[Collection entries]
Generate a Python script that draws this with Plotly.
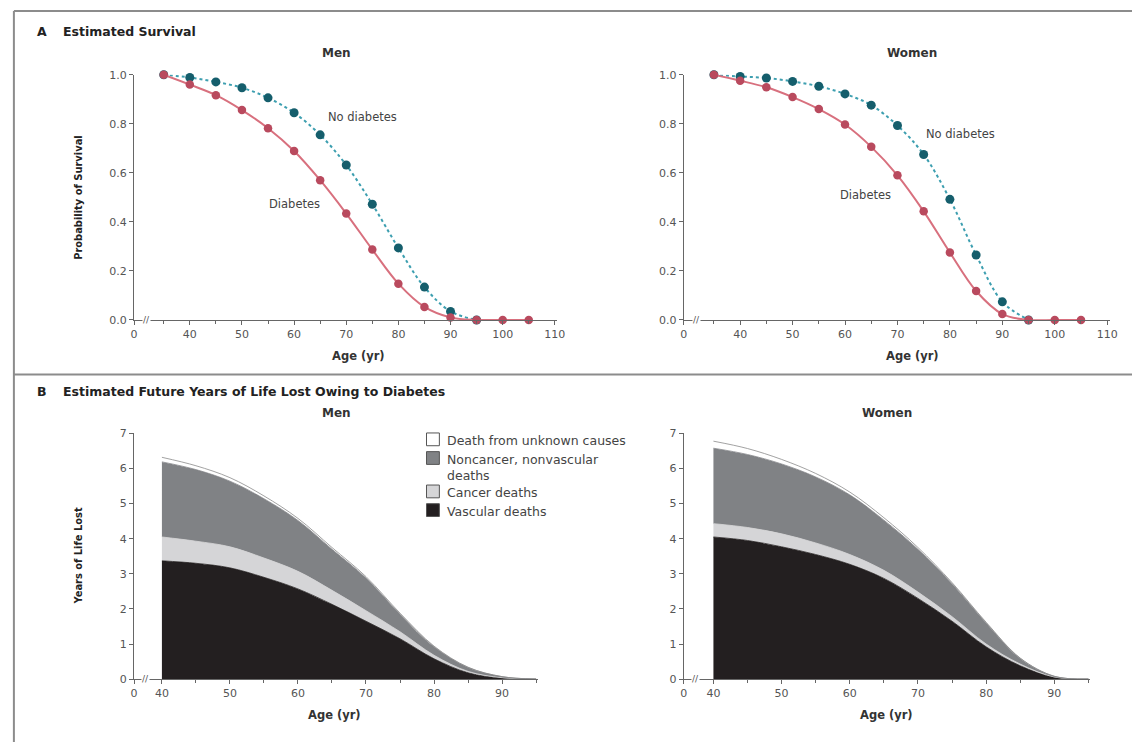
import plotly.graph_objects as go

W, H = 1140, 749

# ---------------- data ----------------
ages_surv = [35, 40, 45, 50, 55, 60, 65, 70, 75, 80, 85, 90, 95, 100, 105]
ages_nodm = [35, 40, 45, 50, 55, 60, 65, 70, 75, 80, 85, 90, 95]

men_diab = [1.0, 0.96, 0.917, 0.856, 0.782, 0.689, 0.57, 0.434, 0.287, 0.148, 0.053, 0.01, 0.0, 0.0, 0.0]
men_nodiab = [1.0, 0.989, 0.971, 0.947, 0.906, 0.845, 0.755, 0.632, 0.472, 0.294, 0.134, 0.035, 0.0]
women_diab = [1.0, 0.976, 0.949, 0.909, 0.86, 0.797, 0.706, 0.59, 0.443, 0.275, 0.118, 0.024, 0.0, 0.0, 0.0]
women_nodiab = [1.0, 0.993, 0.987, 0.973, 0.953, 0.922, 0.876, 0.793, 0.675, 0.492, 0.265, 0.074, 0.0]

ages_yll = [40, 45, 50, 55, 60, 65, 70, 75, 80, 85, 90, 95]
# men, per-cause years of life lost (layer thickness)
men_vascular = [3.37, 3.30, 3.17, 2.90, 2.57, 2.13, 1.65, 1.15, 0.58, 0.18, 0.03, 0.0]
men_cancer = [0.68, 0.63, 0.60, 0.55, 0.50, 0.40, 0.30, 0.20, 0.10, 0.04, 0.01, 0.0]
men_noncancer = [2.14, 2.04, 1.87, 1.69, 1.45, 1.17, 0.93, 0.50, 0.24, 0.11, 0.03, 0.0]
men_unknown = [0.13, 0.11, 0.10, 0.08, 0.06, 0.05, 0.04, 0.03, 0.02, 0.01, 0.0, 0.0]
# women
women_vascular = [4.05, 3.95, 3.77, 3.55, 3.27, 2.87, 2.30, 1.65, 0.92, 0.38, 0.05, 0.0]
women_cancer = [0.38, 0.37, 0.37, 0.33, 0.28, 0.23, 0.18, 0.13, 0.08, 0.05, 0.01, 0.0]
women_noncancer = [2.15, 2.08, 1.99, 1.88, 1.70, 1.43, 1.22, 0.94, 0.60, 0.16, 0.02, 0.0]
women_unknown = [0.20, 0.17, 0.13, 0.10, 0.08, 0.07, 0.05, 0.03, 0.02, 0.01, 0.0, 0.0]

cause_names = ["Vascular deaths", "Cancer deaths", "Noncancer, nonvascular deaths", "Death from unknown causes"]
cause_colors = ["#231f20", "#d5d5d7", "#808285", "#ffffff"]
cause_lines = ["#231f20", "#d5d5d7", "#808285", "#8a8a8a"]

surv_ticks = [40, 50, 60, 70, 80, 90, 100, 110]
yll_ticks = [40, 50, 60, 70, 80, 90]

RED_M, RED_L = "#b94a5e", "#d8707e"
TEAL_M, TEAL_L = "#155e6c", "#3d9fb0"
FONT = "DejaVu Sans"
COND = "DejaVu Sans Condensed, DejaVu Sans"
TICKC = "#555555"


def xd(a, b):
    return [a / W, b / W]


def yd(top, bottom):
    return [(H - bottom) / H, (H - top) / H]


fig = go.Figure()

# ---------------- Panel A ----------------
for i, (dm, nodm) in enumerate([(men_diab, men_nodiab), (women_diab, women_nodiab)]):
    xa = "x" if i == 0 else "x2"
    ya = "y" if i == 0 else "y2"
    fig.add_trace(go.Scatter(x=ages_nodm, y=nodm, xaxis=xa, yaxis=ya, mode="lines+markers",
                             line=dict(color=TEAL_L, width=2, dash="dot", shape="spline"),
                             marker=dict(color=TEAL_M, size=9), cliponaxis=False, showlegend=False))
    fig.add_trace(go.Scatter(x=ages_surv, y=dm, xaxis=xa, yaxis=ya, mode="lines+markers",
                             line=dict(color=RED_L, width=2, shape="spline"),
                             marker=dict(color=RED_M, size=8.5), cliponaxis=False, showlegend=False))

# ---------------- Panel B ----------------
for i, layers in enumerate([(men_vascular, men_cancer, men_noncancer, men_unknown),
                            (women_vascular, women_cancer, women_noncancer, women_unknown)]):
    xa = "x3" if i == 0 else "x4"
    ya = "y3" if i == 0 else "y4"
    for vals, name, fc, lc in zip(layers, cause_names, cause_colors, cause_lines):
        fig.add_trace(go.Scatter(x=ages_yll, y=vals, xaxis=xa, yaxis=ya, mode="lines",
                                 stackgroup="s%d" % i, fillcolor=fc,
                                 line=dict(color=lc, width=0.8, shape="spline", smoothing=1.0),
                                 name=name, showlegend=False))

axis_common = dict(showline=True, linecolor="#666666", linewidth=1, ticks="outside", ticklen=4,
                   tickcolor="#666666", showgrid=False, zeroline=False,
                   tickfont=dict(family=FONT, size=11, color=TICKC))

s_left_m, s_left_w = 29.3, 29.25
b_left_m, b_left_w = 35.9, 35.65

fig.update_layout(
    width=W, height=H, margin=dict(l=0, r=0, t=0, b=0),
    paper_bgcolor="white", plot_bgcolor="white",
    xaxis=dict(domain=xd(131.4, 559.3), range=[s_left_m, 110.5], anchor="y",
               tickvals=[s_left_m] + surv_ticks, ticktext=["0"] + [str(v) for v in surv_ticks],
               minor=dict(tickvals=[35, 45, 55, 65, 75, 85, 95, 105], ticks="outside", ticklen=3, tickcolor="#666666"),
               **axis_common),
    yaxis=dict(domain=yd(70, 319.5), range=[0, 1], anchor="x", tickvals=[0, 0.2, 0.4, 0.6, 0.8, 1.0],
               ticktext=["0.0", "0.2", "0.4", "0.6", "0.8", "1.0"], **axis_common),
    xaxis2=dict(domain=xd(687, 1117.6), range=[s_left_w, 110.5], anchor="y2",
                tickvals=[s_left_w] + surv_ticks, ticktext=["0"] + [str(v) for v in surv_ticks],
                minor=dict(tickvals=[35, 45, 55, 65, 75, 85, 95, 105], ticks="outside", ticklen=3, tickcolor="#666666"),
                **axis_common),
    yaxis2=dict(domain=yd(70, 319.5), range=[0, 1], anchor="x2", tickvals=[0, 0.2, 0.4, 0.6, 0.8, 1.0],
                ticktext=["0.0", "0.2", "0.4", "0.6", "0.8", "1.0"], **axis_common),
    xaxis3=dict(domain=xd(131.4, 539.8), range=[b_left_m, 95.3], anchor="y3",
                tickvals=[b_left_m] + yll_ticks, ticktext=["0"] + [str(v) for v in yll_ticks],
                minor=dict(tickvals=[45, 55, 65, 75, 85, 95], ticks="outside", ticklen=3, tickcolor="#666666"),
                **axis_common),
    yaxis3=dict(domain=yd(435, 685), range=[0, 7], anchor="x3", tickvals=list(range(8)), **axis_common),
    xaxis4=dict(domain=xd(687, 1098), range=[b_left_w, 95.3], anchor="y4",
                tickvals=[b_left_w] + yll_ticks, ticktext=["0"] + [str(v) for v in yll_ticks],
                minor=dict(tickvals=[45, 55, 65, 75, 85, 95], ticks="outside", ticklen=3, tickcolor="#666666"),
                **axis_common),
    yaxis4=dict(domain=yd(435, 685), range=[0, 7], anchor="x4", tickvals=list(range(8)), **axis_common),
)

ann = []
shapes = []


def ptext(x, y, text, size=11, bold=False, color="#333333", xanchor="center", angle=0, family=FONT):
    t = "<b>%s</b>" % text if bold else text
    ann.append(dict(x=x / W, y=(H - y) / H, xref="paper", yref="paper", text=t, showarrow=False,
                    xanchor=xanchor, yanchor="middle", textangle=angle,
                    font=dict(family=family, size=size, color=color)))


# panel titles
ptext(31, 26, "A", 12.5, True, "#222222", "left")
ptext(58, 26, "Estimated Survival", 12.5, True, "#222222", "left")
ptext(31, 392, "B", 12.5, True, "#222222", "left")
ptext(58, 392, "Estimated Future Years of Life Lost Owing to Diabetes", 12.5, True, "#222222", "left")
# subplot titles
ptext(336, 48, "Men", 12, True, "#333333")
ptext(918, 48, "Women", 12, True, "#333333")
ptext(336, 414, "Men", 12, True, "#333333")
ptext(892, 414, "Women", 12, True, "#333333")
# axis titles
ptext(358, 356, "Age (yr)", 11.5, True, "#333333")
ptext(918, 356, "Age (yr)", 11.5, True, "#333333")
ptext(334, 722, "Age (yr)", 11.5, True, "#333333")
ptext(892, 722, "Age (yr)", 11.5, True, "#333333")
ptext(75, 195, "<b>Probability of Survival</b>", 11, False, "#222222", "center", -90, COND)
ptext(75, 560, "<b>Years of Life Lost</b>", 11, False, "#222222", "center", -90, COND)

# curve labels (data coords)
for xa, ya, x, y, t in [("x", "y", 73.1, 0.828, "No diabetes"), ("x", "y", 60.0, 0.472, "Diabetes"),
                        ("x2", "y2", 82.1, 0.76, "No diabetes"), ("x2", "y2", 64.0, 0.508, "Diabetes")]:
    ann.append(dict(x=x, y=y, xref=xa, yref=ya, text=t, showarrow=False,
                    font=dict(family=FONT, size=11.5, color="#444444")))

# axis-break marks
for xa, ya, xb in [("x", "y", 31.7), ("x2", "y2", 31.7), ("x3", "y3", 37.6), ("x4", "y4", 37.4)]:
    ann.append(dict(x=xb, y=0, xref=xa, yref=ya, text="//", showarrow=False,
                    font=dict(family=FONT, size=9, color="#555555"), bgcolor="white", borderpad=0))

# legend (manual)
leg_rows = [(441, "Death from unknown causes", 3), (460, "Noncancer, nonvascular<br>deaths", 2),
            (494, "Cancer deaths", 1), (513, "Vascular deaths", 0)]
for y, text, ci in leg_rows:
    shapes.append(dict(type="rect", xref="paper", yref="paper", x0=427 / W, x1=440 / W,
                       y0=(H - (y + 6.5)) / H, y1=(H - (y - 6.5)) / H,
                       fillcolor=cause_colors[ci], line=dict(color="#555555", width=1)))
    ann.append(dict(x=446 / W, y=(H - (y - 8.5)) / H, xref="paper", yref="paper", text=text, showarrow=False,
                    xanchor="left", yanchor="top", align="left",
                    font=dict(family=FONT, size=12.5, color="#444444")))

# frame lines
for x0, y0, x1, y1 in [(10, 5, 1140, 5), (10, 5, 10, 749), (10, 375, 1140, 375)]:
    shapes.append(dict(type="line", xref="paper", yref="paper", x0=x0 / W, x1=x1 / W,
                       y0=(H - y0) / H, y1=(H - y1) / H, line=dict(color="#8c8c8c", width=2)))

fig.update_layout(annotations=ann, shapes=shapes)
fig.write_html("out.html")
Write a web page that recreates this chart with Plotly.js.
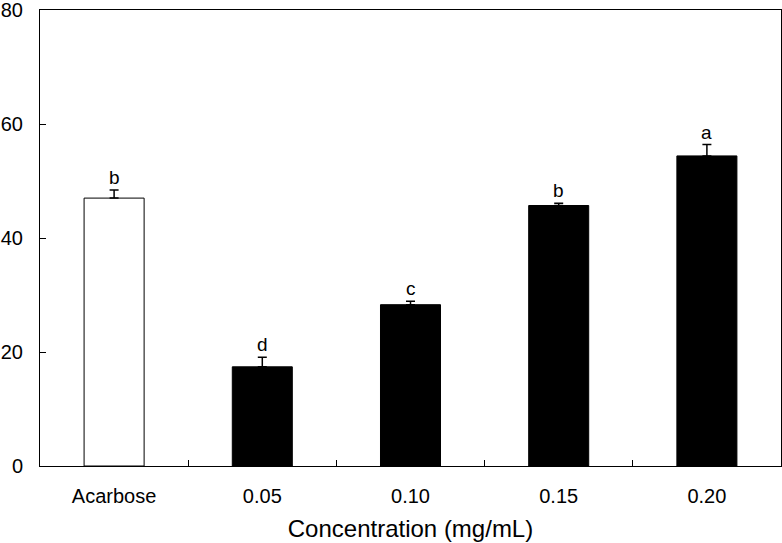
<!DOCTYPE html>
<html>
<head>
<meta charset="utf-8">
<script src="https://cdn.plot.ly/plotly-3.0.1.min.js"></script>
<style>html,body{margin:0;padding:0;background:#fff;}#chart{width:782px;height:543px;}</style>
</head>
<body>
<div id="chart"></div>
<script>
const categories = ["Acarbose", "0.05", "0.10", "0.15", "0.20"];
const values = [47.0, 17.4, 28.3, 45.7, 54.4];
const errors = [1.4, 1.7, 0.6, 0.4, 2.0];
const letters = ["b", "d", "c", "b", "a"];
const yTicks = [0, 20, 40, 60, 80];

const trace = {
  type: "bar",
  x: categories,
  y: values,
  marker: {
    color: categories.map((c, i) => i === 0 ? "#ffffff" : "#000000"),
    line: {color: "#000000", width: 1}
  },
  error_y: {
    type: "data",
    symmetric: false,
    array: errors,
    arrayminus: errors.map(() => 0),
    color: "#000000",
    thickness: 1.5,
    width: 4.5
  },
  hoverinfo: "none"
};

const annotations = categories.map((c, i) => ({
  x: i,
  y: values[i] + errors[i],
  xref: "x",
  yref: "y",
  text: letters[i],
  showarrow: false,
  yanchor: "bottom",
  font: {family: "Liberation Sans, Arial, sans-serif", size: 19, color: "#000"}
}));

const layout = {
  width: 782,
  height: 543,
  margin: {l: 40, r: 1, t: 10, b: 77},
  paper_bgcolor: "#ffffff",
  plot_bgcolor: "#ffffff",
  showlegend: false,
  bargap: 0.595,
  font: {family: "Liberation Sans, Arial, sans-serif", color: "#000", size: 20},
  xaxis: {
    type: "category",
    range: [-0.5, 4.5],
    showline: true,
    mirror: true,
    linecolor: "#000",
    linewidth: 1,
    ticks: "inside",
    tickson: "boundaries",
    ticklen: 6,
    tickcolor: "#000",
    showgrid: false,
    zeroline: false,
    tickfont: {size: 20},
    ticklabelstandoff: 12,
    title: {text: "Concentration (mg/mL)", font: {size: 24}, standoff: 14}
  },
  yaxis: {
    range: [0, 80],
    tickvals: yTicks,
    ticktext: yTicks.map(String),
    showline: true,
    mirror: true,
    linecolor: "#000",
    linewidth: 1,
    ticks: "inside",
    ticklen: 6,
    tickcolor: "#000",
    showgrid: false,
    zeroline: false,
    tickfont: {size: 20},
    ticklabelstandoff: 12,
    ticklabeloverflow: "allow"
  },
  annotations: annotations
};

Plotly.newPlot("chart", [trace], layout, {staticPlot: true, displayModeBar: false});
</script>
</body>
</html>
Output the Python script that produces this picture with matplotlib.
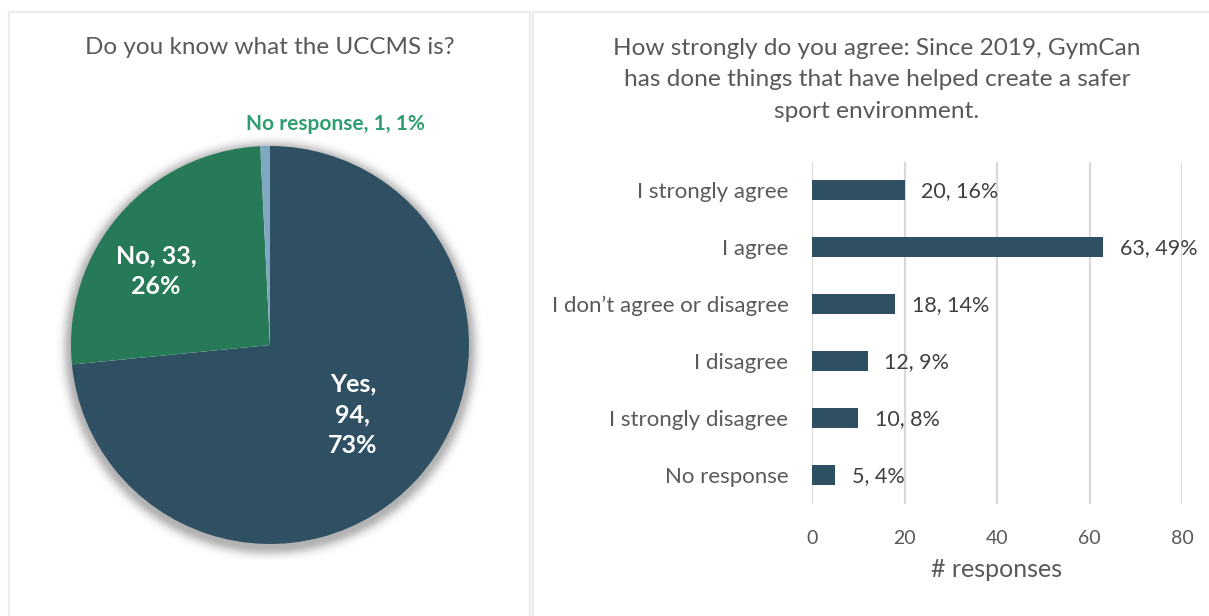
import numpy as np
import matplotlib
matplotlib.use("Agg")
import matplotlib.pyplot as plt
from matplotlib.patches import Rectangle

plt.rcParams['font.family'] = ['Lato', 'DejaVu Sans']

# ---- data ----
pie_labels = ["Yes", "No", "No response"]
pie_values = [94, 33, 1]

bar_categories = ["I strongly agree", "I agree", "I don\u2019t agree or disagree",
                  "I disagree", "I strongly disagree", "No response"]
bar_values = [20, 63, 18, 12, 10, 5]
x_ticks = [0, 20, 40, 60, 80]

pie_title = "Do you know what the UCCMS is?"
bar_title = ("How strongly do you agree: Since 2019, GymCan\n"
             "has done things that have helped create a safer\n"
             "sport environment.")
x_label = "# responses"

# ---- style ----
DARK = "#2f5063"
GREEN = "#267a57"
LIGHT = "#7fa8c0"
LABEL_GREEN = "#2e9e72"
TEXT = "#595959"
VALUE_TEXT = "#404040"
GRID = "#d9d9d9"

W, H = 1209, 616
fig = plt.figure(figsize=(W / 100, H / 100), dpi=100)
fig.patch.set_facecolor("white")


def fx(px):
    return px / W


def fy(py):
    return 1 - py / H


# panel frames
for (x0, y0, x1, y1) in [(9, 12, 530, 640), (533, 12, 1240, 640)]:
    fig.add_artist(Rectangle((fx(x0), fy(y1)), fx(x1) - fx(x0), fy(y0) - fy(y1),
                             transform=fig.transFigure, fill=False,
                             edgecolor="#ececec", linewidth=1.6, clip_on=False))

# ---- pie ----
cx, cy, half = 270, 345, 215
ax_pie = fig.add_axes([fx(cx - half), fy(cy + half), 2 * half / W, 2 * half / H])
R = 199 / half

wedges, _ = ax_pie.pie(pie_values, colors=[DARK, GREEN, LIGHT], startangle=90,
                       counterclock=False, radius=R, center=(0, 0),
                       wedgeprops=dict(linewidth=0))
for w in wedges:
    w.set_zorder(2)

# soft drop shadow behind the pie
n = 600
g = np.linspace(-1, 1, n)
xx, yy = np.meshgrid(g, g)
dist = np.sqrt(xx ** 2 + (yy + 0.015) ** 2)
edge = (dist - R) / 0.045
alpha = np.exp(-np.clip(edge, 0, None) ** 2 * 1.4) * 0.30
alpha[dist < R * 0.97] = 0
shadow = np.zeros((n, n, 4))
shadow[..., 3] = alpha
ax_pie.imshow(shadow, extent=(-1, 1, -1, 1), origin="lower", zorder=0,
              interpolation="bilinear")

ax_pie.set_xlim(-1, 1)
ax_pie.set_ylim(-1, 1)
ax_pie.set_aspect("equal")
ax_pie.axis("off")

total_pie = sum(pie_values)
pie_pct = [round(v / total_pie * 100) for v in pie_values]
bold_white = dict(color="white", fontsize=18, fontweight="bold", ha="center",
                  va="center", linespacing=1.4, zorder=3)
ax_pie.text((353 - cx) / half, -(415 - cy) / half,
            f"{pie_labels[0]},\n{pie_values[0]},\n{pie_pct[0]}%", **bold_white)
ax_pie.text((156 - cx) / half, -(271 - cy) / half,
            f"{pie_labels[1]}, {pie_values[1]},\n{pie_pct[1]}%", **bold_white)
ax_pie.text((335 - cx) / half, -(124 - cy) / half,
            f"{pie_labels[2]}, {pie_values[2]}, {pie_pct[2]}%",
            color=LABEL_GREEN, fontsize=15, fontweight="bold",
            ha="center", va="center", zorder=3)

fig.text(fx(270), fy(48), pie_title, ha="center", va="center",
         color=TEXT, fontsize=17.5)

# ---- bar chart ----
ax = fig.add_axes([fx(812), fy(503.5), (1182 - 812) / W, 342 / H])
y = np.arange(len(bar_categories))
ax.barh(y, bar_values, height=0.35, color=DARK, zorder=3)
ax.set_ylim(len(bar_categories) - 0.5, -0.5)
ax.set_xlim(x_ticks[0], x_ticks[-1])
ax.set_xticks(x_ticks)
ax.set_yticks(y)
ax.set_yticklabels(bar_categories)
ax.tick_params(axis="y", length=0, pad=17, labelsize=16, labelcolor=TEXT)
ax.tick_params(axis="x", length=0, pad=19, labelsize=14, labelcolor=TEXT)
for s in ax.spines.values():
    s.set_visible(False)
ax.xaxis.grid(True, color=GRID, linewidth=1.6, zorder=0)
ax.set_xlabel(x_label, fontsize=18, color=TEXT, labelpad=8)

total_bar = sum(bar_values)
for yi, v in zip(y, bar_values):
    ax.annotate(f"{v}, {round(v / total_bar * 100)}%", xy=(v, yi),
                xytext=(12, -1), textcoords="offset points",
                ha="left", va="center", fontsize=15.5, color=VALUE_TEXT)

fig.text(fx(877), fy(80), bar_title, ha="center", va="center",
         color=TEXT, fontsize=17.6, linespacing=1.6)

fig.savefig("out.png", dpi=100, facecolor="white")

**TO DO**
For the material, find the number of lines holding the word "script" and give that figure and nothing more.

**EXERCISE RESPONSE**
5